## EXERCISE TASK
Repeat the material below exactly, with no pictures.

## DATA EXCERPT
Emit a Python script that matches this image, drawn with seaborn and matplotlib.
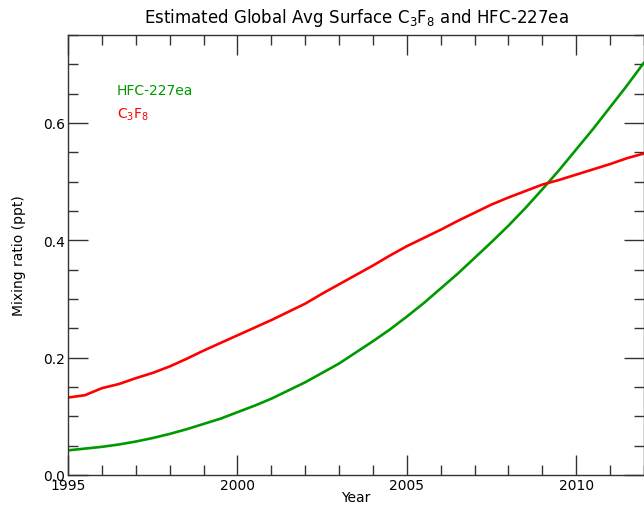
import numpy as np
import pandas as pd
import seaborn as sns
import matplotlib.pyplot as plt
from matplotlib.ticker import MultipleLocator

# half-year readings
years = [1995.0, 1995.5, 1996.0, 1996.5, 1997.0, 1997.5, 1998.0, 1998.5,
         1999.0, 1999.5, 2000.0, 2000.5, 2001.0, 2001.5, 2002.0, 2002.5,
         2003.0, 2003.5, 2004.0, 2004.5, 2005.0, 2005.5, 2006.0, 2006.5,
         2007.0, 2007.5, 2008.0, 2008.5, 2009.0, 2009.5, 2010.0, 2010.5,
         2011.0, 2011.5, 2012.0]
hfc227ea = [0.042, 0.045, 0.048, 0.052, 0.057, 0.063, 0.070, 0.078,
            0.087, 0.096, 0.107, 0.118, 0.130, 0.144, 0.158, 0.174,
            0.190, 0.209, 0.228, 0.248, 0.270, 0.293, 0.318, 0.343,
            0.370, 0.397, 0.425, 0.455, 0.487, 0.520, 0.555, 0.590,
            0.627, 0.664, 0.703]
c3f8 = [0.132, 0.136, 0.148, 0.155, 0.165, 0.174, 0.185, 0.198,
        0.212, 0.225, 0.238, 0.251, 0.264, 0.278, 0.292, 0.309,
        0.325, 0.341, 0.357, 0.374, 0.390, 0.404, 0.418, 0.433,
        0.447, 0.461, 0.473, 0.484, 0.495, 0.503, 0.512, 0.521,
        0.530, 0.540, 0.548]

green = '#009900'
red = '#ff0000'

sns.set_style('ticks')
plt.rcParams['font.family'] = ['DejaVu Sans']
plt.rcParams['text.color'] = 'black'
plt.rcParams['axes.labelcolor'] = 'black'
plt.rcParams['xtick.labelcolor'] = 'black'
plt.rcParams['ytick.labelcolor'] = 'black'

df = pd.DataFrame({'Year': years * 2,
                   'ppt': hfc227ea + c3f8,
                   'gas': ['HFC-227ea'] * len(years) + ['C3F8'] * len(years)})

fig = plt.figure(figsize=(6.44, 5.06), dpi=100)
ax = fig.add_axes([0.1056, 0.0593, 0.8944, 0.8696])

sns.lineplot(data=df, x='Year', y='ppt', hue='gas', ax=ax,
             palette={'HFC-227ea': green, 'C3F8': red}, linewidth=1.9, legend=False)

ax.set_xlim(1995, 2012)
ax.set_ylim(0, 0.75)
ax.xaxis.set_major_locator(MultipleLocator(5))
ax.xaxis.set_minor_locator(MultipleLocator(1))
ax.yaxis.set_major_locator(MultipleLocator(0.2))
ax.yaxis.set_minor_locator(MultipleLocator(0.05))
ax.yaxis.set_major_formatter(plt.FormatStrFormatter('%.1f'))
ax.tick_params(which='both', direction='in', top=True, right=True, color='#333333',
               labelsize=10, width=1)
ax.tick_params(which='major', length=14.5, pad=2)
ax.tick_params(which='minor', length=7.2)
for s in ax.spines.values():
    s.set_color('#333333')
    s.set_linewidth(1)

ax.set_xlabel('Year', fontsize=10, labelpad=-1)
ax.set_ylabel('Mixing ratio (ppt)', fontsize=10, labelpad=12.5)
ax.set_title('Estimated Global Avg Surface C$_3$F$_8$ and HFC-227ea', fontsize=12, pad=9)

ax.text(0.085, 0.875, 'HFC-227ea', transform=ax.transAxes, color=green,
        fontsize=10, va='center')
ax.text(0.085, 0.82, 'C$_3$F$_8$', transform=ax.transAxes, color=red,
        fontsize=10, va='center')

fig.savefig('out.png', dpi=100)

## RESPONSE TO THIS TASK
Emit a Python script that matches this image, drawn with seaborn and matplotlib.
import numpy as np
import pandas as pd
import seaborn as sns
import matplotlib.pyplot as plt
from matplotlib.ticker import MultipleLocator

# half-year readings
years = [1995.0, 1995.5, 1996.0, 1996.5, 1997.0, 1997.5, 1998.0, 1998.5,
         1999.0, 1999.5, 2000.0, 2000.5, 2001.0, 2001.5, 2002.0, 2002.5,
         2003.0, 2003.5, 2004.0, 2004.5, 2005.0, 2005.5, 2006.0, 2006.5,
         2007.0, 2007.5, 2008.0, 2008.5, 2009.0, 2009.5, 2010.0, 2010.5,
         2011.0, 2011.5, 2012.0]
hfc227ea = [0.042, 0.045, 0.048, 0.052, 0.057, 0.063, 0.070, 0.078,
            0.087, 0.096, 0.107, 0.118, 0.130, 0.144, 0.158, 0.174,
            0.190, 0.209, 0.228, 0.248, 0.270, 0.293, 0.318, 0.343,
            0.370, 0.397, 0.425, 0.455, 0.487, 0.520, 0.555, 0.590,
            0.627, 0.664, 0.703]
c3f8 = [0.132, 0.136, 0.148, 0.155, 0.165, 0.174, 0.185, 0.198,
        0.212, 0.225, 0.238, 0.251, 0.264, 0.278, 0.292, 0.309,
        0.325, 0.341, 0.357, 0.374, 0.390, 0.404, 0.418, 0.433,
        0.447, 0.461, 0.473, 0.484, 0.495, 0.503, 0.512, 0.521,
        0.530, 0.540, 0.548]

green = '#009900'
red = '#ff0000'

sns.set_style('ticks')
plt.rcParams['font.family'] = ['DejaVu Sans']
plt.rcParams['text.color'] = 'black'
plt.rcParams['axes.labelcolor'] = 'black'
plt.rcParams['xtick.labelcolor'] = 'black'
plt.rcParams['ytick.labelcolor'] = 'black'

df = pd.DataFrame({'Year': years * 2,
                   'ppt': hfc227ea + c3f8,
                   'gas': ['HFC-227ea'] * len(years) + ['C3F8'] * len(years)})

fig = plt.figure(figsize=(6.44, 5.06), dpi=100)
ax = fig.add_axes([0.1056, 0.0593, 0.8944, 0.8696])

sns.lineplot(data=df, x='Year', y='ppt', hue='gas', ax=ax,
             palette={'HFC-227ea': green, 'C3F8': red}, linewidth=1.9, legend=False)

ax.set_xlim(1995, 2012)
ax.set_ylim(0, 0.75)
ax.xaxis.set_major_locator(MultipleLocator(5))
ax.xaxis.set_minor_locator(MultipleLocator(1))
ax.yaxis.set_major_locator(MultipleLocator(0.2))
ax.yaxis.set_minor_locator(MultipleLocator(0.05))
ax.yaxis.set_major_formatter(plt.FormatStrFormatter('%.1f'))
ax.tick_params(which='both', direction='in', top=True, right=True, color='#333333',
               labelsize=10, width=1)
ax.tick_params(which='major', length=14.5, pad=2)
ax.tick_params(which='minor', length=7.2)
for s in ax.spines.values():
    s.set_color('#333333')
    s.set_linewidth(1)

ax.set_xlabel('Year', fontsize=10, labelpad=-1)
ax.set_ylabel('Mixing ratio (ppt)', fontsize=10, labelpad=12.5)
ax.set_title('Estimated Global Avg Surface C$_3$F$_8$ and HFC-227ea', fontsize=12, pad=9)

ax.text(0.085, 0.875, 'HFC-227ea', transform=ax.transAxes, color=green,
        fontsize=10, va='center')
ax.text(0.085, 0.82, 'C$_3$F$_8$', transform=ax.transAxes, color=red,
        fontsize=10, va='center')

fig.savefig('out.png', dpi=100)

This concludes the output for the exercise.